Generator runtime is tank capacity divided by fuel consumption: runtime (h) = gallons in the tank ÷ gallons per hour at your load. Enter your tank size and the gal/h from the spec sheet at the load you expect. The preset — a 7-gallon tank burning 0.75 gal/h — runs about 9.33 hours, using roughly 18 gallons over a full day.
Results are estimates for planning and education, based on your inputs and standard engineering values (AWG resistance, NEC ampacity, resistivity). Electrical work can be dangerous and is governed by the NEC and your local code — verify all sizing with a licensed electrician and your authority having jurisdiction (AHJ). Not a substitute for professional design.
Calculator
Runtime on one tank
9.33 h
Continuous use (24 h)
18.0 gal/day
Formula
Runtime in hours = tank capacity (gallons) ÷ fuel consumption (gallons per hour) at the running load.
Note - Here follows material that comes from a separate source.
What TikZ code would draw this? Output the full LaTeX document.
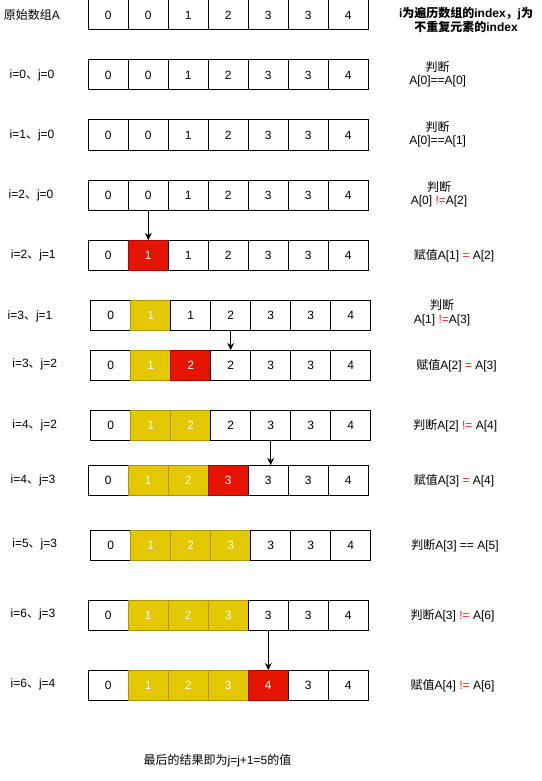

Daily fuel at that load = gal/h × 24. Consumption is not fixed: it rises with load, so a generator at 50% load burns far less than at full output. Use the gal/h figure from the manufacturer's data at the load percentage closest to how you actually run it.
Worked example
A portable generator has a 7-gallon tank and burns 0.75 gallons per hour at about half load. Runtime = 7 ÷ 0.75 = 9.33 hours on one tank. If you ran it continuously at that load, daily use = 0.75 × 24 = 18 gallons. At full load it might burn 1.2 gal/h, cutting runtime to under 6 hours, which is why the load-specific consumption number matters.
Frequently asked questions
How long will a generator run on a tank of gas?
Divide the tank capacity by the fuel-consumption rate at your load. A 7-gallon tank at 0.75 gal/h lasts about 9.3 hours; the same tank at 1.2 gal/h (heavier load) lasts under 6 hours. Inverter generators with an eco/economy mode throttle the engine to the load and stretch runtime considerably. Manufacturers usually quote runtime at 25% or 50% load, so compare quoted figures at the same load percentage.
How much fuel does a generator use per hour?
It depends on size and load. Small inverter units (1–2 kW) burn roughly 0.1–0.3 gal/h, mid-size portables (4–7 kW) about 0.5–1.0 gal/h, and large units more. Consumption climbs steeply near full output. The only reliable number is the manufacturer's gal/h figure at a stated load — enter that here rather than a guess, because fuel use is far from linear with rated wattage.
Does fuel consumption change with load?
Yes, significantly. A generator at 25% load may burn a third of what it uses at full load. Running a large generator to power a small load wastes fuel and can cause wet-stacking in diesel units. For efficiency, size the generator so your typical load sits around 50–75% of its rating, and enter the gal/h that matches that operating point for an accurate runtime estimate.
How do I estimate fuel cost per hour?
Multiply the consumption rate by the local price you pay. If the unit burns 0.75 gal/h, the hourly cost = 0.75 × your current price per gallon. This tool intentionally uses no fixed fuel price — prices vary by region and over time — so you supply the gallons per hour and apply your own current price for the cost. Runtime here is purely the physical tank-divided-by-consumption figure.
How big a fuel supply do I need for 24 hours?
Multiply the gal/h at your load by 24. At 0.75 gal/h that is 18 gallons a day; at 1.0 gal/h it is 24 gallons. Portable tanks rarely hold a full day, so for extended outages plan refueling intervals (let the engine cool first) or connect an extended-runtime tank or a propane/natural-gas line. Always store gasoline safely and never refuel a hot or running generator.